Australia should start with a “simpler and softer” emissions trading plan that is limited to fewer industries and eases the financial burden on polluters, a lawyer at Norton Rose LLP said.
The government’s previous cap-and-trade proposal to curb greenhouse gas emissions “didn’t have to be as complex as it was,” said Anthony Hobley, head of the firm’s climate change practice, who relocated to Sydney from London in May. “Australia was trying to introduce something much more comprehensive and much tougher than was initially introduced in Europe. There is logic in a simpler and softer beginning.”
Australia should restrict the plan initially to industries such as electricity generation and exclude others like agriculture, he said. The country should begin by distributing a higher level of free permits to polluters, while keeping a cap on carbon emissions, before a gradual transition to selling more, he said in an interview today.
Prime Minister Julia Gillard promised to restart efforts to tackle climate change when she replaced Kevin Rudd in June. Gillard said earlier this month that she would set up a committee to move toward the introduction of a carbon price as part of an agreement with the Greens Party. The Greens received a surge in voter support in Australia’s August election after the ruling Labor Party deferred its carbon pollution reduction plan until after 2012.

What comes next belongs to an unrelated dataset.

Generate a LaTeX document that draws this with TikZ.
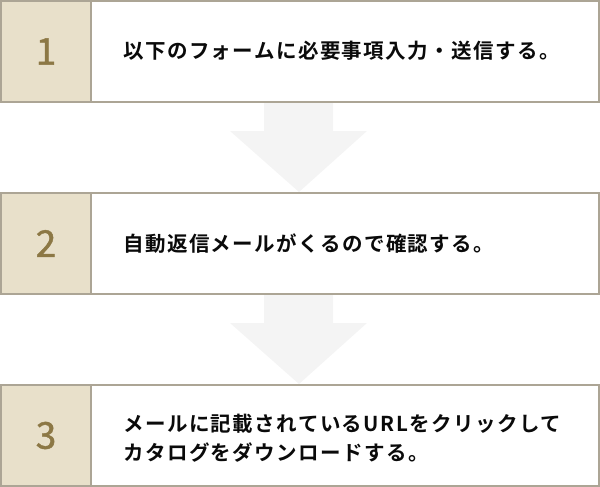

The climate-change discussion in Australia has reached a point at which many businesses see a carbon price as inevitable, Hobley said. The same move toward acceptance played out in Europe before emissions trading was introduced there, he said.
‘Too Ambitious’
“Knowing something will happen, but not knowing how or what or when is making investment decisions impossible at the moment,” Hobley said by phone.
More than 30 nations already have introduced a price on carbon with an emissions trading plan, he said.
BHP Billiton Ltd. Chief Executive Officer Marius Kloppers on Sept. 15 called on Australia to combine a carbon tax and regulation with a market-based trading system potentially restricted to power generation. The country must move away from coal as fuel, he said. “Failure to do so will place us at a competitive disadvantage in a future where carbon is priced globally,” he said.
Coal is burned for more than 80 percent of Australia’s electric power production, according to the Australian Coal Association.
AGL Energy Ltd. Chief Executive Officer Michael Fraser said last week that in Australia “perhaps we have been too ambitious in trying to introduce an all-encompassing CPRS.”
Under a cap-and-trade system, the government sets a ceiling on emissions and requires power plants, factories and other polluters to acquire enough permits to cover the carbon dioxide they release into the environment. Businesses that emit less than their allowance can sell surplus permits.